Problem details >>
Print, please, exactly and only the lines between the line holding "Convert this chart to Plotly.js code." and the line holding "1.172, 1.138, 1.123];", inclusive, omitting any pictures.

Charts and diagrams as code >>
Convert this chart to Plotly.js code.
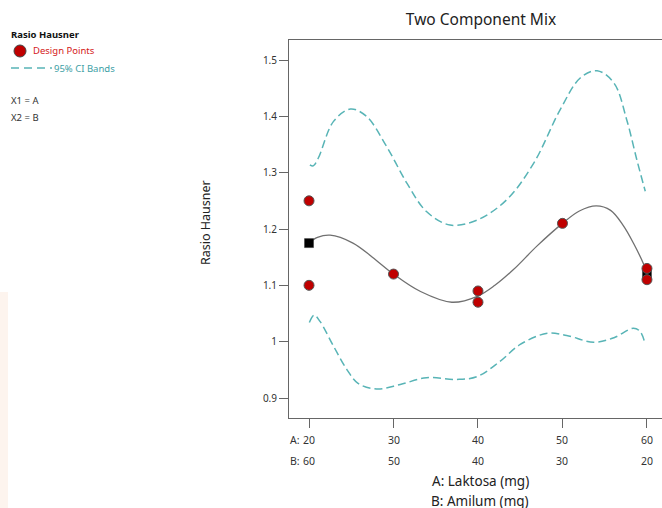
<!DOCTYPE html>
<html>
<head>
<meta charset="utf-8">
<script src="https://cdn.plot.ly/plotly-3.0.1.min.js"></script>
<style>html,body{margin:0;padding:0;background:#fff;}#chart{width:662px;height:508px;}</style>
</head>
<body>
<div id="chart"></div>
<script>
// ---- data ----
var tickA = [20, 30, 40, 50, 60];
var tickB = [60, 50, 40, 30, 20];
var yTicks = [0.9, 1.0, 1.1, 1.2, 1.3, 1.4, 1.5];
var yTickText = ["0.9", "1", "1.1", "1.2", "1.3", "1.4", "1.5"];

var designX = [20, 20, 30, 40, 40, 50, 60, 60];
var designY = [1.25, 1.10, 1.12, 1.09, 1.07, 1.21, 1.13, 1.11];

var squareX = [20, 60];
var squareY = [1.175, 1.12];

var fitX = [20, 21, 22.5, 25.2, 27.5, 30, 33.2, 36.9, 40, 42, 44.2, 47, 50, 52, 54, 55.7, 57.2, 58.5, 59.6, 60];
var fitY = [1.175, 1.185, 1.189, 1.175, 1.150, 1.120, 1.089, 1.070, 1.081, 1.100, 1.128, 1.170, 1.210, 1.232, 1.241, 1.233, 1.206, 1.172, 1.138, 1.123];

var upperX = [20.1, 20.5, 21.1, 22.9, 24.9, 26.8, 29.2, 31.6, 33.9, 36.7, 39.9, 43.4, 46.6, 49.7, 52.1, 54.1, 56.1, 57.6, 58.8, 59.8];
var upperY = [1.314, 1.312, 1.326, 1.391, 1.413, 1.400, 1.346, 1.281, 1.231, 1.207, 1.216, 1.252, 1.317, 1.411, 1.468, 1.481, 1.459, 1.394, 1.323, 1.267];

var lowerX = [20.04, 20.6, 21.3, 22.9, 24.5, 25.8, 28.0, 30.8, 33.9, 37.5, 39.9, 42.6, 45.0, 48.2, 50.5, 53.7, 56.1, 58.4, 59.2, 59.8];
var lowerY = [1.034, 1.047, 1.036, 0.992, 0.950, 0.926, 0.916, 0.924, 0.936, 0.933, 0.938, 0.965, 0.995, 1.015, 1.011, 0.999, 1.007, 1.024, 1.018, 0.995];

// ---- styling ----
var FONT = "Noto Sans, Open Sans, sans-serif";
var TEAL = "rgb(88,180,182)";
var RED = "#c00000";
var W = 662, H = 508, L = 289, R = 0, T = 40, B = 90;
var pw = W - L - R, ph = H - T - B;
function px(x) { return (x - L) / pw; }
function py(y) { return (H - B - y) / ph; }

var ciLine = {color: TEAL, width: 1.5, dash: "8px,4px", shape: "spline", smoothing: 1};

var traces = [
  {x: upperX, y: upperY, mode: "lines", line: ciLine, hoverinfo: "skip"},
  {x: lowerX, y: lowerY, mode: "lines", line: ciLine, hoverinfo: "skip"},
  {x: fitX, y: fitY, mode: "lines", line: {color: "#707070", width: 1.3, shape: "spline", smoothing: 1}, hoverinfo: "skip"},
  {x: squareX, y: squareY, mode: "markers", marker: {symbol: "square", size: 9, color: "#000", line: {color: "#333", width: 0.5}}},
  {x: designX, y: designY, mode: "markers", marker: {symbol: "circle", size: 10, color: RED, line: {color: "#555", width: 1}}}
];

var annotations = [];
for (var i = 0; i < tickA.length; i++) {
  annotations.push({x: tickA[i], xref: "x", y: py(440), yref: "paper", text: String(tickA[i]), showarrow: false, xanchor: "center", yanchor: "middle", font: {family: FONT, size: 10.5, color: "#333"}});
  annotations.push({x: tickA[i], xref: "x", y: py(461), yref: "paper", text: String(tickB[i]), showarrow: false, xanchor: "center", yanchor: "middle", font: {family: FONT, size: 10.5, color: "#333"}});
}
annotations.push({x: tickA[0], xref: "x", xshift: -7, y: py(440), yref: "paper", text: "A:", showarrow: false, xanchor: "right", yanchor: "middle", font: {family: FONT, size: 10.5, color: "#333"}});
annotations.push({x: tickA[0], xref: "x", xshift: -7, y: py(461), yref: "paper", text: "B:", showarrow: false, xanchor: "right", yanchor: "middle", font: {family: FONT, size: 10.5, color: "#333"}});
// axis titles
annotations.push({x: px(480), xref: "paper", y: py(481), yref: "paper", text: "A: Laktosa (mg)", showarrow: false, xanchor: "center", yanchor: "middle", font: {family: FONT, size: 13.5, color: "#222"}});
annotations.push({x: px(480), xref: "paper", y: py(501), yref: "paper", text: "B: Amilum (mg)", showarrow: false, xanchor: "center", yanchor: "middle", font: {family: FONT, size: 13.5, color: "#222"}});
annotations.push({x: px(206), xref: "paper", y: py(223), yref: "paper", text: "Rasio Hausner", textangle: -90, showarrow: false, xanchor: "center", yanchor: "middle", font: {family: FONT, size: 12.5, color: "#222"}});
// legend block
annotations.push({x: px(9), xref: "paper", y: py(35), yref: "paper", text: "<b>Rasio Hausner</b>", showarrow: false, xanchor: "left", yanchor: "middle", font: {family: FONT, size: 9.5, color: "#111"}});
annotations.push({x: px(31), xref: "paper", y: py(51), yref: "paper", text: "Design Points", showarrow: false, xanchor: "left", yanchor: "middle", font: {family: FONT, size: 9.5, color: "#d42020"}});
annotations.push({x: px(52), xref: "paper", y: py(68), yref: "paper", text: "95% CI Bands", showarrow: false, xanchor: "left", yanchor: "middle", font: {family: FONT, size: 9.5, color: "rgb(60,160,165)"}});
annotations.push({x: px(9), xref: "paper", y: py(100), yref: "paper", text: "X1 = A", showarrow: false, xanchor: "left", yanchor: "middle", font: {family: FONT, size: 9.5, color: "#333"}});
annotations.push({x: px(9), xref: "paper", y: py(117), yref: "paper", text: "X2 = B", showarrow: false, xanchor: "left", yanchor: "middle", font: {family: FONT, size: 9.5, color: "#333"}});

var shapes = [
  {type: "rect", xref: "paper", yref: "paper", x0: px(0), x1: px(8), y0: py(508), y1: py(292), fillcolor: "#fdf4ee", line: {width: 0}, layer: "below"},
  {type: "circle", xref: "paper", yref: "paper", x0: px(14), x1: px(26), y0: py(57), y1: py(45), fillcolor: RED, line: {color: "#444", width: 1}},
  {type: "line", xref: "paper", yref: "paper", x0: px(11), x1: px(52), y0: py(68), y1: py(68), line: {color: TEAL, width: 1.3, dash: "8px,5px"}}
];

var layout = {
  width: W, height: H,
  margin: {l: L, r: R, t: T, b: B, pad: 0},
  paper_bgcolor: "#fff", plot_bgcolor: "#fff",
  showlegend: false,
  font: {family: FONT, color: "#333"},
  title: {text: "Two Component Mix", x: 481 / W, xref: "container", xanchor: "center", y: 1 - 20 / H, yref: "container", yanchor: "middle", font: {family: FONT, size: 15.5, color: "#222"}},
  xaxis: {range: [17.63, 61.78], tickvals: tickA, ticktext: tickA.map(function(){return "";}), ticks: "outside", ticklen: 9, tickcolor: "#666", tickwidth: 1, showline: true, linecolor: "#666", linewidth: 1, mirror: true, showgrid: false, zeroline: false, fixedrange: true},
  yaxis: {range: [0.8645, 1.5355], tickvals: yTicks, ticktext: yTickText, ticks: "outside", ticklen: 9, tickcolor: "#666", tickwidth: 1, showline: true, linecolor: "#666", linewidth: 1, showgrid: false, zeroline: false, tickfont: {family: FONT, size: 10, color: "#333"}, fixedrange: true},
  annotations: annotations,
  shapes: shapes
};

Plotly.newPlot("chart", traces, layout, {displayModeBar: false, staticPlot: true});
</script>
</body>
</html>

---

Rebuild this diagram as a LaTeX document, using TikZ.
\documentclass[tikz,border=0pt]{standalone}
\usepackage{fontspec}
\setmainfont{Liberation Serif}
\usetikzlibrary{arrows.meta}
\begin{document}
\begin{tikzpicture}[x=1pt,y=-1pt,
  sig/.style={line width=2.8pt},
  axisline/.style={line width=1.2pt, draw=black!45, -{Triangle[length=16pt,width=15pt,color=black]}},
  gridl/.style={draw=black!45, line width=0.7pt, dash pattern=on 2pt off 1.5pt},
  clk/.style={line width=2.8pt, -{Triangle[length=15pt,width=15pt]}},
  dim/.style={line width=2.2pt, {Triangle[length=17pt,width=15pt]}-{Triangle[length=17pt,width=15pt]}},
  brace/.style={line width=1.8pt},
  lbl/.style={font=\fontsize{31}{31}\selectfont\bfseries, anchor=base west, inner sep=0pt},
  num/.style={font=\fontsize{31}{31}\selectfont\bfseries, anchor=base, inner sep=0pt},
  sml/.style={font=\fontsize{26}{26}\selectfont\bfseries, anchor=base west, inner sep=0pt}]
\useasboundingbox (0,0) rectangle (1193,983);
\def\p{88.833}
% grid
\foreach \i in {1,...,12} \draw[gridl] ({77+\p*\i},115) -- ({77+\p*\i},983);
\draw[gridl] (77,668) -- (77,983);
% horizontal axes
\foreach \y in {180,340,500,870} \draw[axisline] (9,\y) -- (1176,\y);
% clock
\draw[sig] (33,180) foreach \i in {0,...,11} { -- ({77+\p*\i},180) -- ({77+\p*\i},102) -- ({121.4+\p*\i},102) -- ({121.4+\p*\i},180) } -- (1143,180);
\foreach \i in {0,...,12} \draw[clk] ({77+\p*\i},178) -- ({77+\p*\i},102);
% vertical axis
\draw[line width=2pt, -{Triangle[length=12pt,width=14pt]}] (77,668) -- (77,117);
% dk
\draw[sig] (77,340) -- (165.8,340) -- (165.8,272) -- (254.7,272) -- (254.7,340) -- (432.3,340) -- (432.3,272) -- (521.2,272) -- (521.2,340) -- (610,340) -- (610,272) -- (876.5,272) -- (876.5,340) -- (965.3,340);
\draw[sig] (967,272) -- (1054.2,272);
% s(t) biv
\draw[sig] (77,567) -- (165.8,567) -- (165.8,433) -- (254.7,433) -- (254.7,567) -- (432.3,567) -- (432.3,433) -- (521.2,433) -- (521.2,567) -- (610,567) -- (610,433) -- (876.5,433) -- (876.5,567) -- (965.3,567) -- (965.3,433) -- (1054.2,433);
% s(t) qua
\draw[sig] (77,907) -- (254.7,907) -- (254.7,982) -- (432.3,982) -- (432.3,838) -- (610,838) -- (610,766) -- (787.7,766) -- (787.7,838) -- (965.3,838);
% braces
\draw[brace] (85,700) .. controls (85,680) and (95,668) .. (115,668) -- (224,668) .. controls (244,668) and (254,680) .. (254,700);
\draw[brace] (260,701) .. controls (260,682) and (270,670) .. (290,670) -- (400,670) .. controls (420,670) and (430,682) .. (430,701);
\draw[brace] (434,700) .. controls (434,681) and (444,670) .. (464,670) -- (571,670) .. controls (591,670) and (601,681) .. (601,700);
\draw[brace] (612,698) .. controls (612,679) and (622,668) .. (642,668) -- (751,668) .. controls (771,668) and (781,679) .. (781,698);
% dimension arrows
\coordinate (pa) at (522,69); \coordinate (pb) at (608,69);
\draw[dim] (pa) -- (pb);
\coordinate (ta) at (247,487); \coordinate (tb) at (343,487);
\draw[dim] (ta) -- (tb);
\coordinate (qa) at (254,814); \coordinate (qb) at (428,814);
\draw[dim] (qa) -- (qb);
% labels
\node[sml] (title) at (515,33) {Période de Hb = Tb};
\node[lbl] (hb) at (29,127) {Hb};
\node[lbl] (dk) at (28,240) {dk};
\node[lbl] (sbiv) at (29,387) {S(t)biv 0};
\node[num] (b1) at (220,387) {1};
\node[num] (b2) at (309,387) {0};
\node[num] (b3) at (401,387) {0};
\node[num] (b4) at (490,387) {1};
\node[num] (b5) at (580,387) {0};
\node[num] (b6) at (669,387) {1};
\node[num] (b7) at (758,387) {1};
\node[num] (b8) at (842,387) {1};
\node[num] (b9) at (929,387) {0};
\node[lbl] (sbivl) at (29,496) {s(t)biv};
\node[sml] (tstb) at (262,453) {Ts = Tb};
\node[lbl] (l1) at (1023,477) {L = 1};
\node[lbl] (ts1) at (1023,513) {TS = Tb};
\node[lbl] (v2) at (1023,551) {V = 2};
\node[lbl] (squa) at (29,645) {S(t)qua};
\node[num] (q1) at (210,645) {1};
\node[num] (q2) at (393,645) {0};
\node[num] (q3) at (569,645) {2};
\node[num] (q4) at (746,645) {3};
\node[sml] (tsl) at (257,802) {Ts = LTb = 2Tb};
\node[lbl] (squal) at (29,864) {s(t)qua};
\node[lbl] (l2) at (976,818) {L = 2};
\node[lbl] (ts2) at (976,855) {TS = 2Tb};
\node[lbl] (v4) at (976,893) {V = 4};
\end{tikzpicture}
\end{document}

Final result >>
Convert this chart to Plotly.js code.
<!DOCTYPE html>
<html>
<head>
<meta charset="utf-8">
<script src="https://cdn.plot.ly/plotly-3.0.1.min.js"></script>
<style>html,body{margin:0;padding:0;background:#fff;}#chart{width:662px;height:508px;}</style>
</head>
<body>
<div id="chart"></div>
<script>
// ---- data ----
var tickA = [20, 30, 40, 50, 60];
var tickB = [60, 50, 40, 30, 20];
var yTicks = [0.9, 1.0, 1.1, 1.2, 1.3, 1.4, 1.5];
var yTickText = ["0.9", "1", "1.1", "1.2", "1.3", "1.4", "1.5"];

var designX = [20, 20, 30, 40, 40, 50, 60, 60];
var designY = [1.25, 1.10, 1.12, 1.09, 1.07, 1.21, 1.13, 1.11];

var squareX = [20, 60];
var squareY = [1.175, 1.12];

var fitX = [20, 21, 22.5, 25.2, 27.5, 30, 33.2, 36.9, 40, 42, 44.2, 47, 50, 52, 54, 55.7, 57.2, 58.5, 59.6, 60];
var fitY = [1.175, 1.185, 1.189, 1.175, 1.150, 1.120, 1.089, 1.070, 1.081, 1.100, 1.128, 1.170, 1.210, 1.232, 1.241, 1.233, 1.206, 1.172, 1.138, 1.123];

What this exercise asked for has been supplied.